#### [STATED GOAL]
Only the lines from the start of the data through the one containing "import * as" belong in your answer; return them exactly.

#### [DATA LINES]

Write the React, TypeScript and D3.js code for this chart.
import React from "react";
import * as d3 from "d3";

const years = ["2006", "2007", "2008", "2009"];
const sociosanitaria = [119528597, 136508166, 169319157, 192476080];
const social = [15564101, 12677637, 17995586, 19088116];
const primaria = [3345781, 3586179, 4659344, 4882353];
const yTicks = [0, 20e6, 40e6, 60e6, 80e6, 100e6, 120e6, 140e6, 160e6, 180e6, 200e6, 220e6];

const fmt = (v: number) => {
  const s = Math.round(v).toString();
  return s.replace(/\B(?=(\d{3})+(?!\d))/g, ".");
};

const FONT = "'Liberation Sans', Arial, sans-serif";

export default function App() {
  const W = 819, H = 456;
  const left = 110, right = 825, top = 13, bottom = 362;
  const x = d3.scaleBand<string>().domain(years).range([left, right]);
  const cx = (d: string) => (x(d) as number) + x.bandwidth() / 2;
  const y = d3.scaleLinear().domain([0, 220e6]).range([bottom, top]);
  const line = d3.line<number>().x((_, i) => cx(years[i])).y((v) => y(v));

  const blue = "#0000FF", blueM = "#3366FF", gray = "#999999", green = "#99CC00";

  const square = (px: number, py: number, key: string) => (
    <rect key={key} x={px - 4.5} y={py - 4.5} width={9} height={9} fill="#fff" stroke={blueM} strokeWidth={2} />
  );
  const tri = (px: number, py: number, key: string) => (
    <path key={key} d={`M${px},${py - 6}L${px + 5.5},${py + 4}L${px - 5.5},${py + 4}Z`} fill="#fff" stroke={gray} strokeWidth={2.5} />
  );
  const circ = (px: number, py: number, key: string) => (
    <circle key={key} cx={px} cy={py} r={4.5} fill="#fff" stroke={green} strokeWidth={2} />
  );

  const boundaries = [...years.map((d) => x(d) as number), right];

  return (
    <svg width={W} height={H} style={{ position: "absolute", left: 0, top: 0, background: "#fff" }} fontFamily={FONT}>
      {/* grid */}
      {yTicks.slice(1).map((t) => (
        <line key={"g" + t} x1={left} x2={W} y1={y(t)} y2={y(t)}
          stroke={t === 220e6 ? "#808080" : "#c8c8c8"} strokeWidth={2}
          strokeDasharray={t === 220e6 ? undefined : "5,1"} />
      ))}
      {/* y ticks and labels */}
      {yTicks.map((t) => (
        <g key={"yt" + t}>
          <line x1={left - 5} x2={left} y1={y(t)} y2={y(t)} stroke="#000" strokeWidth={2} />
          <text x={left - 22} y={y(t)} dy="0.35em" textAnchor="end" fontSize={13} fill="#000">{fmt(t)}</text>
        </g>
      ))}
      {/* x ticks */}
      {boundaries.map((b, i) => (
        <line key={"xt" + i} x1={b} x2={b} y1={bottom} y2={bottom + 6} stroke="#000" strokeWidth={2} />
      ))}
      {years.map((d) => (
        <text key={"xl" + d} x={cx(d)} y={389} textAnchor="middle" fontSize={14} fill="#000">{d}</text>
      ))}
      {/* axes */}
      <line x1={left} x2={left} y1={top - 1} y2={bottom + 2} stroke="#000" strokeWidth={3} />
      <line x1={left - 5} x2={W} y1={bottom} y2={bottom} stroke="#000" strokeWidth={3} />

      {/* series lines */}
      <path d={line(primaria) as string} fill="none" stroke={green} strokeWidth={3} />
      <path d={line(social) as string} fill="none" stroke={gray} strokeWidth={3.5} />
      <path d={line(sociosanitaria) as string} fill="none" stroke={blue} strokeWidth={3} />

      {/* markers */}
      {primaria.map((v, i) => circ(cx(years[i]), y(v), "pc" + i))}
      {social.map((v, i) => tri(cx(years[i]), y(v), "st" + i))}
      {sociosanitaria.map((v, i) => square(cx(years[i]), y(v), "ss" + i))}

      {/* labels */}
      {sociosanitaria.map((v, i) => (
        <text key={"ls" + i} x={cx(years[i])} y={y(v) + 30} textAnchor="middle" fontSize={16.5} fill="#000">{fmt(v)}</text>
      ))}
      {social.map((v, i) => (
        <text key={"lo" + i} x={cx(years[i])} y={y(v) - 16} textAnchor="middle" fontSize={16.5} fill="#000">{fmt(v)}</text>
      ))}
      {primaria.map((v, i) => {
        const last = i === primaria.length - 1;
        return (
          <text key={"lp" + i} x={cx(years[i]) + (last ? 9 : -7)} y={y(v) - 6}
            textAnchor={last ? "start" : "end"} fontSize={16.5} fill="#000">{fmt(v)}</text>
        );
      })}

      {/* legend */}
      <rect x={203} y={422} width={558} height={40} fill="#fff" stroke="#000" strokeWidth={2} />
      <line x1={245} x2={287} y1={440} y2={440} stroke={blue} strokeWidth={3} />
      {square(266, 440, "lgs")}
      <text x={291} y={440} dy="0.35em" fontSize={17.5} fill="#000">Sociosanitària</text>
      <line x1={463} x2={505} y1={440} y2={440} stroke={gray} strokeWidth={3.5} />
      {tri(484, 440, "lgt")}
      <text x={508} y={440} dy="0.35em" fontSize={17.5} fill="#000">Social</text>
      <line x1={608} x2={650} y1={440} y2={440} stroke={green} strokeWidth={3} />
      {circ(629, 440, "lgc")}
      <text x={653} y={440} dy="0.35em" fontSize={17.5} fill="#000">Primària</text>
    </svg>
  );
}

#### [SOLUTION FOR THIS PROBLEM]
Write the React, TypeScript and D3.js code for this chart.
import React from "react";
import * as d3 from "d3";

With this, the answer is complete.